### SUPPLIED RECORDS
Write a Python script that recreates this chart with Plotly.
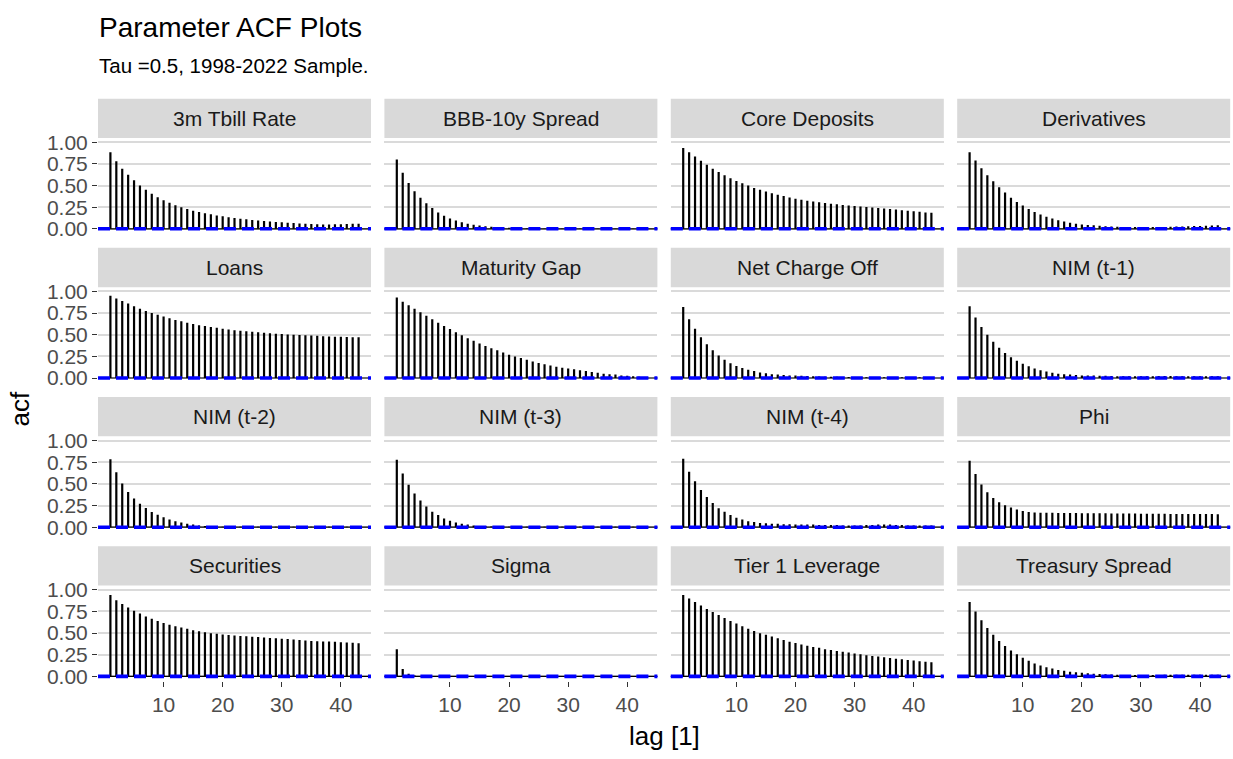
...
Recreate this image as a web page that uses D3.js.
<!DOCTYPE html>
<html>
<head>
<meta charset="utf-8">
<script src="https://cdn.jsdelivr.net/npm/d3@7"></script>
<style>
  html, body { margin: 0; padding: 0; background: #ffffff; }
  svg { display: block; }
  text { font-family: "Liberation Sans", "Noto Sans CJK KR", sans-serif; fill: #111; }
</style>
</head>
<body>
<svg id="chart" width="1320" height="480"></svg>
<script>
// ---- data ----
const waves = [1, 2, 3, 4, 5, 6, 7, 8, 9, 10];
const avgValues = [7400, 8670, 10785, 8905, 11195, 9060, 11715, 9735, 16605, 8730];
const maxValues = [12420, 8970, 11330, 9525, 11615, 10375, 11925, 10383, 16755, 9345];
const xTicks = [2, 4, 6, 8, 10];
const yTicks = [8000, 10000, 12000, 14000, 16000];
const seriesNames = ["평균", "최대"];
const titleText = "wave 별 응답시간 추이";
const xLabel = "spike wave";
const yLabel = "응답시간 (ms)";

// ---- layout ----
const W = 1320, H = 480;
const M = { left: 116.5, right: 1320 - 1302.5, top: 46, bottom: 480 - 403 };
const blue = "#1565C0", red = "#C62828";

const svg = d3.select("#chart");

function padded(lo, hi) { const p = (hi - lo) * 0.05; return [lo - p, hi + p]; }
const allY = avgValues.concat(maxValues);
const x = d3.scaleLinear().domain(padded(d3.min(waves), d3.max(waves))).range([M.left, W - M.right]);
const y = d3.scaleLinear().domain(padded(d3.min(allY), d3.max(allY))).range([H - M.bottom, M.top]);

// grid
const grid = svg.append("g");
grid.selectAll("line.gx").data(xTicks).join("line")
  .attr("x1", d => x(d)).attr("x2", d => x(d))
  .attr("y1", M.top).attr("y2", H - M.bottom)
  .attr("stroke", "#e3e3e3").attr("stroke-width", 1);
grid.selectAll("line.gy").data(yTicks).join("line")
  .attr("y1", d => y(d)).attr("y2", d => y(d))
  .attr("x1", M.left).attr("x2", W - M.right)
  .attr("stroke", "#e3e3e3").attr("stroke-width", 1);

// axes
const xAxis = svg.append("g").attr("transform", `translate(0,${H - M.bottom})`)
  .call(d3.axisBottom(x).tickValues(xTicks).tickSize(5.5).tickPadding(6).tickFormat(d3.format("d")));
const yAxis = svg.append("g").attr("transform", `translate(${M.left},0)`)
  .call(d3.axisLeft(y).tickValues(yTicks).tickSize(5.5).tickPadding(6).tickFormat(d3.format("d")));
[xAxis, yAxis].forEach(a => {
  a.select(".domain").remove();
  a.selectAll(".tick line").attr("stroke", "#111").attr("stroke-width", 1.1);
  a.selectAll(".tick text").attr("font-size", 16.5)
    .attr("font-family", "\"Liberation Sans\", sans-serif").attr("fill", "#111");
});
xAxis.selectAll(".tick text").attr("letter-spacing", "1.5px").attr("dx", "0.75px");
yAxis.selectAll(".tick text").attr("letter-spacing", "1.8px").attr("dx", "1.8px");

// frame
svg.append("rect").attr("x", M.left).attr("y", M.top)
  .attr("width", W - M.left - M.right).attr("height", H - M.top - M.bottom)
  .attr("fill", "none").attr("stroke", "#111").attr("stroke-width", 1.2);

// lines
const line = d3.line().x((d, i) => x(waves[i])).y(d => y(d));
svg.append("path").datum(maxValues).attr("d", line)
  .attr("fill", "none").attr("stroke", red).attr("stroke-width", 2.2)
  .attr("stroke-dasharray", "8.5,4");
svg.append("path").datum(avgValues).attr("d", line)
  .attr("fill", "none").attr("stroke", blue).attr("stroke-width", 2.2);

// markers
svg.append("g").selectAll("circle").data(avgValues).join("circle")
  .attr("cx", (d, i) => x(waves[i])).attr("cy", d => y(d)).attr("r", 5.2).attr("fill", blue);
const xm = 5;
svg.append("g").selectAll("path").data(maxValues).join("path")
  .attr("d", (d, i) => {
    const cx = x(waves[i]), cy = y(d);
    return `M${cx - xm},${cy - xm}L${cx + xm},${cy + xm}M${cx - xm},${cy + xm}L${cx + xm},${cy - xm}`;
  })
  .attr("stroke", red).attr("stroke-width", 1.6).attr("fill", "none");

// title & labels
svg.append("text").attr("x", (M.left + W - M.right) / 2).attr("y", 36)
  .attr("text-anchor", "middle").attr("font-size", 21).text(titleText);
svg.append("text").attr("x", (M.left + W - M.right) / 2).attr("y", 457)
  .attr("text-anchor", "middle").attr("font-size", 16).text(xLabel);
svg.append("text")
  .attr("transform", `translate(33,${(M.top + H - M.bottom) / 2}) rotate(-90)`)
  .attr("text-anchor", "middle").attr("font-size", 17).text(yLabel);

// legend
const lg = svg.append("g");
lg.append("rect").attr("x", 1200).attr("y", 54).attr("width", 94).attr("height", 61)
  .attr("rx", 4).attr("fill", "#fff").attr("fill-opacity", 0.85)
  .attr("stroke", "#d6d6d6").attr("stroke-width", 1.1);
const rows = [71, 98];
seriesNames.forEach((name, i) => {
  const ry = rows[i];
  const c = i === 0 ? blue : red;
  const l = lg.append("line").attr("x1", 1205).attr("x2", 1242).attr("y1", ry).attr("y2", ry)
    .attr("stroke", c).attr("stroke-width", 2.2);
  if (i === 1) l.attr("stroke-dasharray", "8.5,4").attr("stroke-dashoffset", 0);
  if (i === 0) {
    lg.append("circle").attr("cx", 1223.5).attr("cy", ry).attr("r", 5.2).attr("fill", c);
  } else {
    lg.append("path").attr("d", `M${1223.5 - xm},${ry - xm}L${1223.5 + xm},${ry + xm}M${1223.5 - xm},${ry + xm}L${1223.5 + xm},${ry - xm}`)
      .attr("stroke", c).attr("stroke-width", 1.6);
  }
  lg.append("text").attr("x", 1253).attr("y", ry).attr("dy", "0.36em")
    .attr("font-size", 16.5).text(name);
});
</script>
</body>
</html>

### WORK TO BE COMPLETED
Check each line of the data above for the string "chart" and report only how many lines have it.

### ANSWER TO THIS TASK
3